● Direction
Copy out each line that mentions the word "rendering".

● Data shown
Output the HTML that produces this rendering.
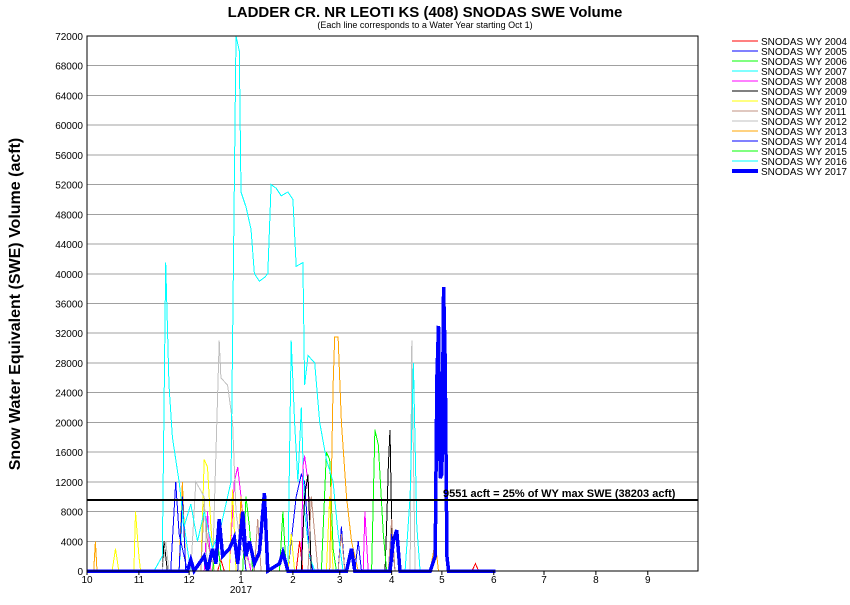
<!DOCTYPE html>
<html><head><meta charset="utf-8"><style>
body{margin:0;background:#fff;font-family:"Liberation Sans",sans-serif}
svg text{font-family:"Liberation Sans",sans-serif}
</style></head><body>
<svg id="chart" width="850" height="600" xmlns="http://www.w3.org/2000/svg">
<text x="425" y="17" text-anchor="middle" font-size="15" font-weight="bold">LADDER CR. NR LEOTI KS (408) SNODAS SWE Volume</text>
<text x="425" y="28" text-anchor="middle" font-size="9">(Each line corresponds to a Water Year starting Oct 1)</text>
<text transform="translate(20,304) rotate(-90)" text-anchor="middle" font-size="16" font-weight="bold">Snow Water Equivalent (SWE) Volume (acft)</text>
<g id="grid" shape-rendering="crispEdges"></g><g id="series" shape-rendering="crispEdges"></g><g id="axes"></g><g id="legend" shape-rendering="crispEdges"></g>
</svg>
<script>
const yTicks=[0,4000,8000,12000,16000,20000,24000,28000,32000,36000,40000,44000,48000,52000,56000,60000,64000,68000,72000];
const monthLabels=["10","11","12","1","2","3","4","5","6","7","8","9"];
const monthStartDays=[0,31,61,92,123,151,182,212,243,273,304,335];
const threshold=9551;
const maxSwe=38203;
const names=["SNODAS WY 2004","SNODAS WY 2005","SNODAS WY 2006","SNODAS WY 2007","SNODAS WY 2008","SNODAS WY 2009","SNODAS WY 2010","SNODAS WY 2011","SNODAS WY 2012","SNODAS WY 2013","SNODAS WY 2014","SNODAS WY 2015","SNODAS WY 2016","SNODAS WY 2017"];
const colors=["#ff0000","#0000ff","#00ff00","#00ffff","#ff00ff","#000000","#ffff00","#c09080","#c0c0c0","#ffa500","#0000ff","#00ff00","#00ffff","#0000ff"];
const wy2004=[[0,0],[78,0],[80,1500],[82,0],[125,0],[127,4000],[129,0],[230,0],[232,1000],[234,0],[300,0]];
const wy2005=[[0,0],[50,0],[53,12000],[55,5000],[58,2000],[60,0],[120,0],[125,10000],[128,13000],[130,12000],[133,2000],[135,0],[150,0],[152,6000],[154,0],[180,0],[182,5000],[184,0],[300,0]];
const wy2006=[[0,0],[93,0],[95,10000],[97,6000],[99,0],[140,0],[143,16000],[145,15000],[147,3000],[149,0],[300,0]];
const wy2007=[[0,0],[55,0],[57,8000],[60,3000],[62,0],[120,0],[122,31000],[124,20000],[126,12000],[128,22000],[130,8000],[133,2000],[136,0],[300,0]];
const wy2008=[[0,0],[70,0],[72,8000],[74,0],[85,0],[88,12000],[90,14000],[92,10000],[95,3000],[98,0],[128,0],[129,14000],[130,15500],[132,12000],[134,0],[165,0],[166,8000],[168,0],[300,0]];
const wy2009=[[0,0],[45,0],[46,4000],[48,0],[128,0],[130,10000],[132,13000],[134,0],[178,0],[179,6000],[180,14000],[181,19000],[182,6000],[184,0],[300,0]];
const wy2010=[[0,0],[15,0],[17,3000],[19,0],[28,0],[29,8000],[31,2000],[32,0],[68,0],[70,15000],[72,14000],[74,6000],[76,0],[85,0],[87,11000],[89,0],[120,0],[122,5000],[124,0],[143,0],[145,10000],[147,0],[300,0]];
const wy2011=[[0,0],[68,0],[70,9000],[72,4000],[76,0],[100,0],[102,7000],[104,0],[132,0],[134,10000],[136,5000],[138,0],[150,0],[152,5000],[154,0],[180,0],[182,7000],[184,0],[300,0]];
const wy2012=[[0,0],[45,0],[47,4000],[49,0],[62,0],[65,12000],[70,10000],[72,0],[75,0],[79,31000],[80,26000],[84,25000],[87,20000],[89,8000],[92,3000],[100,0],[193,0],[194,31000],[196,0],[300,0]];
const wy2013=[[0,0],[4,0],[5,4000],[6,0],[55,0],[57,12000],[59,0],[90,0],[92,10000],[95,0],[145,0],[147,25000],[148,31500],[150,31500],[152,20000],[155,10000],[158,4000],[162,0],[205,0],[208,4000],[210,0],[300,0]];
const wy2014=[[0,0],[55,0],[57,10000],[59,0],[90,0],[92,6000],[95,0],[160,0],[162,4000],[164,0],[300,0]];
const wy2015=[[0,0],[75,0],[78,4000],[80,0],[115,0],[117,8000],[119,0],[170,0],[172,19000],[174,17000],[177,5000],[179,0],[300,0]];
const wy2016=[[0,0],[40,0],[45,2000],[47,41500],[49,25000],[51,18000],[55,12000],[58,6000],[62,9000],[66,4000],[70,8000],[75,3000],[80,6000],[86,12000],[89,72000],[91,70000],[92,51000],[95,49000],[98,46000],[100,40000],[103,39000],[106,39500],[108,40000],[110,52000],[113,51500],[116,50500],[120,51000],[123,50000],[125,41000],[129,41500],[130,25000],[132,29000],[136,28000],[139,20000],[143,15000],[147,12000],[150,5000],[153,0],[190,0],[193,10000],[195,28000],[197,6000],[199,0],[300,0]];
const wy2017=[[0,0],[60,0],[62,1500],[64,0],[70,2000],[72,0],[75,3000],[77,1000],[79,7000],[81,2000],[85,3000],[88,4500],[90,1000],[93,8000],[95,2000],[97,4000],[100,1000],[103,2500],[106,10500],[108,0],[115,1000],[117,2500],[120,0],[155,0],[158,3000],[160,0],[181,0],[183,4000],[185,5500],[187,0],[205,0],[208,2000],[209,26000],[210,33000],[211,12500],[212,13000],[213,38200],[214,28000],[215,2000],[216,0],[244,0]];
const allSeries=[wy2004,wy2005,wy2006,wy2007,wy2008,wy2009,wy2010,wy2011,wy2012,wy2013,wy2014,wy2015,wy2016,wy2017];

const NS="http://www.w3.org/2000/svg";
const L=87,R=698,T=36,B=571;
const xS=d=>L+d*(R-L)/365;
const yS=v=>B-v*(B-T)/72000;
function mk(tag,attrs,parent,txt){const e=document.createElementNS(NS,tag);for(const k in attrs)e.setAttribute(k,attrs[k]);if(txt!==undefined)e.textContent=txt;parent.appendChild(e);return e;}
const grid=document.getElementById('grid'),axes=document.getElementById('axes'),ser=document.getElementById('series'),leg=document.getElementById('legend');
mk('rect',{x:L,y:T,width:R-L,height:B-T,fill:'#fff'},grid);
yTicks.forEach(v=>{
  const g=mk('line',{x1:L,x2:R,y1:yS(v),y2:yS(v),stroke:'#a0a0a0','stroke-width':1},grid);
  
  
  const t=mk('text',{x:L-4,y:yS(v)+4,'text-anchor':'end','font-size':10},axes,String(v));
  
  
});
monthLabels.forEach((m,i)=>{
  const x=xS(monthStartDays[i]);
  mk('line',{x1:x,x2:x,y1:B,y2:B+4,stroke:'#000'},axes);
  const t=mk('text',{x:x,y:B+12,'text-anchor':'middle','font-size':10},axes,m);
  
  
});
const yr=mk('text',{x:xS(92),y:B+22,'text-anchor':'middle','font-size':10},axes,'2017');


allSeries.forEach((s,i)=>{
  const pts=s.slice().sort((a,b)=>a[0]-b[0]).map(p=>xS(p[0]).toFixed(1)+','+yS(p[1]).toFixed(1)).join(' ');
  const pl=mk('polyline',{points:pts,fill:'none',stroke:colors[i],'stroke-width':i===13?3.5:1,'stroke-linejoin':'miter'},ser);
  
  
});
const th=mk('line',{x1:L,x2:R,y1:yS(threshold),y2:yS(threshold),stroke:'#000','stroke-width':2},ser);


const tl=mk('text',{x:443,y:yS(threshold)-3,'font-size':11,'font-weight':'bold'},axes,threshold+' acft = 25% of WY max SWE ('+maxSwe+' acft)');


mk('rect',{x:L,y:T,width:R-L,height:B-T,fill:'none',stroke:'#000','stroke-width':1,'shape-rendering':'crispEdges'},axes);
names.forEach((n,i)=>{
  const y=41+i*10;
  const g=mk('g',{},leg);
  
  
  mk('line',{x1:732,x2:758,y1:y,y2:y,stroke:colors[i],'stroke-width':i===13?4:1},g);
  mk('text',{x:761,y:y+4,'font-size':10},g,n);
});
</script>
</body></html>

● Solution to this problem
Output the HTML that produces this rendering.
<g id="grid" shape-rendering="crispEdges"></g><g id="series" shape-rendering="crispEdges"></g><g id="axes"></g><g id="legend" shape-rendering="crispEdges"></g>
mk('rect',{x:L,y:T,width:R-L,height:B-T,fill:'none',stroke:'#000','stroke-width':1,'shape-rendering':'crispEdges'},axes);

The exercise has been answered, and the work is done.